At the moment we know the following risks:
a) Negative spikes on the pins OUT (AOUT1, AOUT2, BOUT1, BOUT2): max. -7V/8ns
b) Negative spikes on the pins ISEN (AISENP, AISENN, BISENP, BISENN): max. -5V/5ns
c) The occurrence of a negative pulse on the pins OUT : max. -1,7V/300ns

The basic question is whether and which of the above risks is a likely cause of DRV destruction.

Detailed points a) and b)

Both points are closely related: the voltage across the sensing resistor is transmitted to the OUT point via the switched LS FET.
Probable negative voltage peak process:
In fast decay, the motor current passes back to the power supply via an open diode in the HS FET body.
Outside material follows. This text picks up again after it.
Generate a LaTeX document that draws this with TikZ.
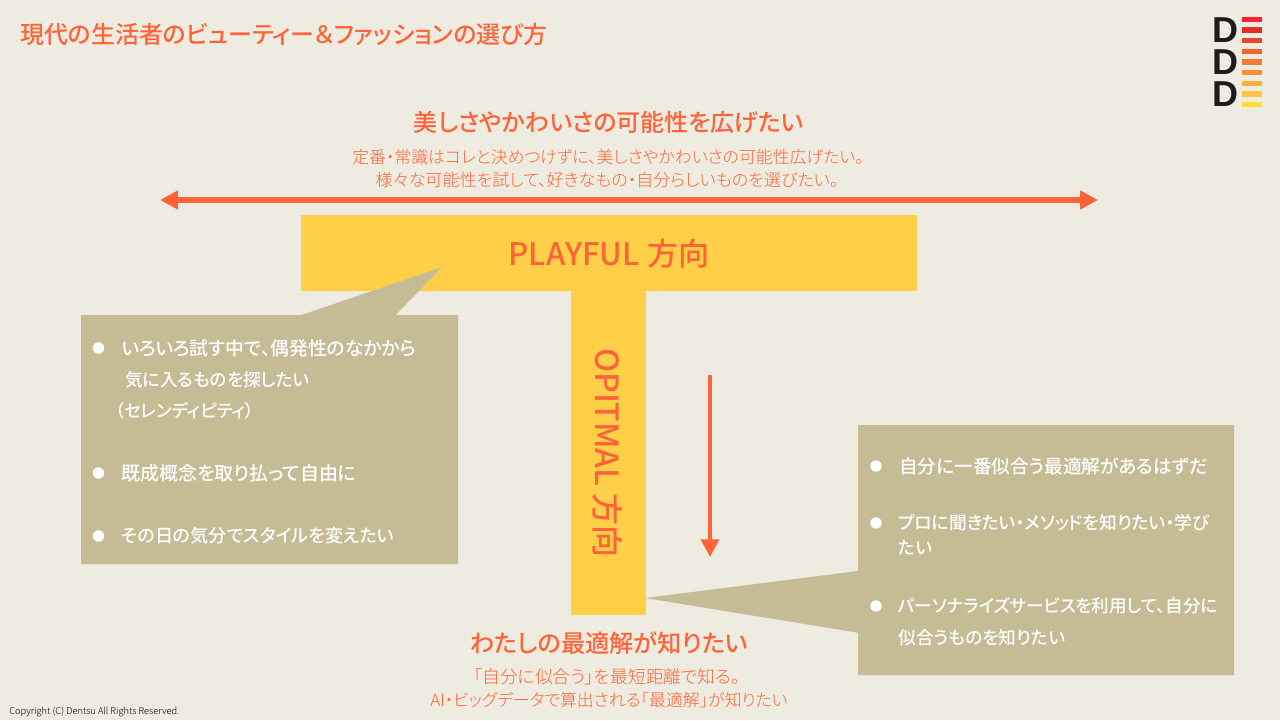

When the LS FET opens at this moment, the motor current goes through LS FET, but since the diode in the HS FET body has a reverse recovery time trr of 32ns, the HS FET diode recovery current also goes through. After trr time, the HS FET diode closes and the current drops sharply. Parasitic inductors in the circuit react to the current drop and generate a negative voltage peak at ISEN and OUT point.

The generated negative peak was measured directly at the terminals of the current sensing resistor. Ringing frequency is approximately 90MHz.

I tried to reduce the switching speed of LS1 FET by increasing the value of the gate resistor Rg from 33R to 100R and 150R, the size of the negative spike slightly decreased (green ch 4):

Due to the low gate input capacity of the used FET, I changed the Rg resistance up to 240R.
The figures below show a comparison of the typical curve of bridge “B” with the original value Rg = 33R and bridge “A” with the value Rg = 240R:

But even in the configuration with Rg = 240R I have detected isolated occurrences of significant peaks, but with much lower incidence:

I tried to damp the oscillation with RC member but without significant success.
I tried to determine the values of RC member according to AN NXP: assets.nexperia.com/.../AN11160.pdf
But adding capacitance to various bridge sites did not change the oscillation frequency, so the RC could not be determined.
A partial reduction of the negative peak amplitude can be achieved by adding a Schottky diode parallel to the S-D terminals of the HS FET.

Detail to point c)

In fast decay, current flows back to the source through the diodes in the FET body.
According to the datasheet of the FET used, the diode voltage drop at 3A at 25 ° C should be 0.8V.

Absolute Maximum Ratings DRV8711:
Phase node pin voltage (AOUT1, AOUT2, BOUT1, BOUT2) min – 0.6V, max VM + 0.6 V.

During fast decay, the positive voltage abs. max will be exceeded by 0.2V.
For negative voltage, the value is even worse by a drop in sensing resistor 3A * 0.08R = 0.24V, ie abs. max will be exceeded by – 0.44V!
The same problem will have other types of transistors in fast decay mode, until the transistor is parallel by a Schottky diode.

On the voltage waveform I captured the voltage U OUT after falling edge at the moment exceeds the expected level of negative voltage.
In this case, for 300ns, the voltage U OUT is up to -1.7V, which would correspond to a current of about 10A / 300ns! (according to diode of FET graph 0.9V @ 10A on FET diode and on sensing resistor 10A * 0.08R = 0.8V). However, the peak load current is only 3A.